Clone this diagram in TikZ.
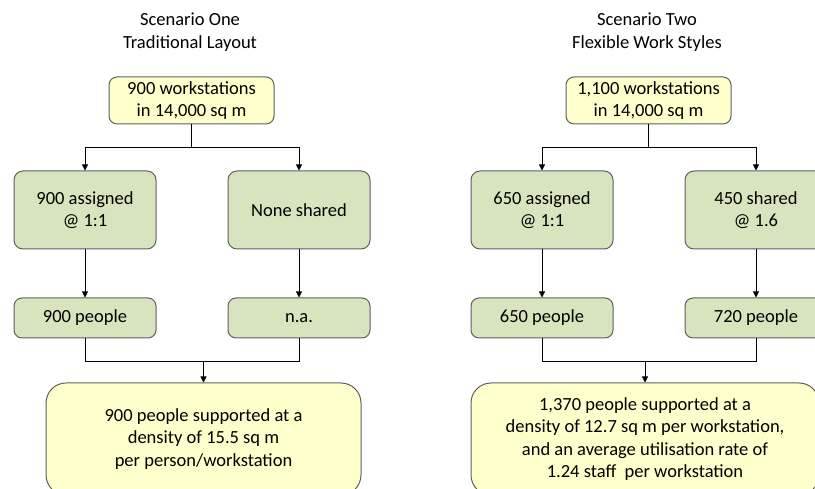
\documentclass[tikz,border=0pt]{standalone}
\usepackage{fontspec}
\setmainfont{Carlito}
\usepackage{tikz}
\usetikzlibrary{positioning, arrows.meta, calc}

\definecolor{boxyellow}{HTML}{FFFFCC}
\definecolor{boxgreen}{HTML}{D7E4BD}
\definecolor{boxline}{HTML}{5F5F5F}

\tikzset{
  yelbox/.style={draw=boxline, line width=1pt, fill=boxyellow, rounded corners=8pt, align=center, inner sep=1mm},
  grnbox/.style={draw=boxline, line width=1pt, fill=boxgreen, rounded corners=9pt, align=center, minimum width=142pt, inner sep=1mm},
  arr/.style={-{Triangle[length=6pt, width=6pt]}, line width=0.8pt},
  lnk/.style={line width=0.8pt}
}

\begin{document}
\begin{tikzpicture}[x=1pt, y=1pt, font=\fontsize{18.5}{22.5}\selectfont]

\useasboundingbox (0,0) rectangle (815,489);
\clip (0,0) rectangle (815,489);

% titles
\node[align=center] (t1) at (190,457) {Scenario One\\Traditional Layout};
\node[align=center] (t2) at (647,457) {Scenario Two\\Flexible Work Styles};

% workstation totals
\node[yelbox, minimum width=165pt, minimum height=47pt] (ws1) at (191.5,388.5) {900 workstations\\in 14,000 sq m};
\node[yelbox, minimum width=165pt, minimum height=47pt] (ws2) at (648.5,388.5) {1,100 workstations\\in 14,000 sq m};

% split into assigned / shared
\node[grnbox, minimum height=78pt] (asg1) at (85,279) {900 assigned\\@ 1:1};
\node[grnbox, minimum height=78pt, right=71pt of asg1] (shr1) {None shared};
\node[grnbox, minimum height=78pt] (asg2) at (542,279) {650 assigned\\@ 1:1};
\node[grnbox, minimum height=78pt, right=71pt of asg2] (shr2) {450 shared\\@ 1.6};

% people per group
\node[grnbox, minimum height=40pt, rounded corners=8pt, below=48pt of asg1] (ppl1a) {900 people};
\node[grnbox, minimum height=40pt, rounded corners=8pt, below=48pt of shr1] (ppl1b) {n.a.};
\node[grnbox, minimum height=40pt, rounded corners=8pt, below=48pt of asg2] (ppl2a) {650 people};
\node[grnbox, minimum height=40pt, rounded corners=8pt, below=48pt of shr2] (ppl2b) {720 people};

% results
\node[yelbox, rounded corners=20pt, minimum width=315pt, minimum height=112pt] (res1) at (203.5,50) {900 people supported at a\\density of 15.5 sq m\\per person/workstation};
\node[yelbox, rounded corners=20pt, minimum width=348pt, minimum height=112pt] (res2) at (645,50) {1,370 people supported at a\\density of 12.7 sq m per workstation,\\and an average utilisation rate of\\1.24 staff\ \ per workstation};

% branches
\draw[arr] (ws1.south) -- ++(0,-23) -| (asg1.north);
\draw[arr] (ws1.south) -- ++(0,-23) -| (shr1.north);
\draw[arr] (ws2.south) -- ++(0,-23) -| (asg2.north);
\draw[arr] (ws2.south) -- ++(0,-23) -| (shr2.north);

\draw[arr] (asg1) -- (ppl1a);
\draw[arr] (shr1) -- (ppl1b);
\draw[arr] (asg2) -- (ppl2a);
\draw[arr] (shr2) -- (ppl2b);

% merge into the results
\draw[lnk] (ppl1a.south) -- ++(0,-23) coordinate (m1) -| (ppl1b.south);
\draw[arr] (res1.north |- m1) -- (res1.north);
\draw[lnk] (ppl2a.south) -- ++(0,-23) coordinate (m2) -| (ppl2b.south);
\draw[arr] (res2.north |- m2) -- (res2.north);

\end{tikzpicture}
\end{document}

**Task brief**
Reproduce the material above verbatim; omit every picture.

**Written answer**
Clone this diagram in TikZ.
\documentclass[tikz,border=0pt]{standalone}
\usepackage{fontspec}
\setmainfont{Carlito}
\usepackage{tikz}
\usetikzlibrary{positioning, arrows.meta, calc}

\definecolor{boxyellow}{HTML}{FFFFCC}
\definecolor{boxgreen}{HTML}{D7E4BD}
\definecolor{boxline}{HTML}{5F5F5F}

\tikzset{
  yelbox/.style={draw=boxline, line width=1pt, fill=boxyellow, rounded corners=8pt, align=center, inner sep=1mm},
  grnbox/.style={draw=boxline, line width=1pt, fill=boxgreen, rounded corners=9pt, align=center, minimum width=142pt, inner sep=1mm},
  arr/.style={-{Triangle[length=6pt, width=6pt]}, line width=0.8pt},
  lnk/.style={line width=0.8pt}
}

\begin{document}
\begin{tikzpicture}[x=1pt, y=1pt, font=\fontsize{18.5}{22.5}\selectfont]

\useasboundingbox (0,0) rectangle (815,489);
\clip (0,0) rectangle (815,489);

% titles
\node[align=center] (t1) at (190,457) {Scenario One\\Traditional Layout};
\node[align=center] (t2) at (647,457) {Scenario Two\\Flexible Work Styles};

% workstation totals
\node[yelbox, minimum width=165pt, minimum height=47pt] (ws1) at (191.5,388.5) {900 workstations\\in 14,000 sq m};
\node[yelbox, minimum width=165pt, minimum height=47pt] (ws2) at (648.5,388.5) {1,100 workstations\\in 14,000 sq m};

% split into assigned / shared
\node[grnbox, minimum height=78pt] (asg1) at (85,279) {900 assigned\\@ 1:1};
\node[grnbox, minimum height=78pt, right=71pt of asg1] (shr1) {None shared};
\node[grnbox, minimum height=78pt] (asg2) at (542,279) {650 assigned\\@ 1:1};
\node[grnbox, minimum height=78pt, right=71pt of asg2] (shr2) {450 shared\\@ 1.6};

% people per group
\node[grnbox, minimum height=40pt, rounded corners=8pt, below=48pt of asg1] (ppl1a) {900 people};
\node[grnbox, minimum height=40pt, rounded corners=8pt, below=48pt of shr1] (ppl1b) {n.a.};
\node[grnbox, minimum height=40pt, rounded corners=8pt, below=48pt of asg2] (ppl2a) {650 people};
\node[grnbox, minimum height=40pt, rounded corners=8pt, below=48pt of shr2] (ppl2b) {720 people};

% results
\node[yelbox, rounded corners=20pt, minimum width=315pt, minimum height=112pt] (res1) at (203.5,50) {900 people supported at a\\density of 15.5 sq m\\per person/workstation};
\node[yelbox, rounded corners=20pt, minimum width=348pt, minimum height=112pt] (res2) at (645,50) {1,370 people supported at a\\density of 12.7 sq m per workstation,\\and an average utilisation rate of\\1.24 staff\ \ per workstation};

% branches
\draw[arr] (ws1.south) -- ++(0,-23) -| (asg1.north);
\draw[arr] (ws1.south) -- ++(0,-23) -| (shr1.north);
\draw[arr] (ws2.south) -- ++(0,-23) -| (asg2.north);
\draw[arr] (ws2.south) -- ++(0,-23) -| (shr2.north);

\draw[arr] (asg1) -- (ppl1a);
\draw[arr] (shr1) -- (ppl1b);
\draw[arr] (asg2) -- (ppl2a);
\draw[arr] (shr2) -- (ppl2b);

% merge into the results
\draw[lnk] (ppl1a.south) -- ++(0,-23) coordinate (m1) -| (ppl1b.south);
\draw[arr] (res1.north |- m1) -- (res1.north);
\draw[lnk] (ppl2a.south) -- ++(0,-23) coordinate (m2) -| (ppl2b.south);
\draw[arr] (res2.north |- m2) -- (res2.north);

\end{tikzpicture}
\end{document}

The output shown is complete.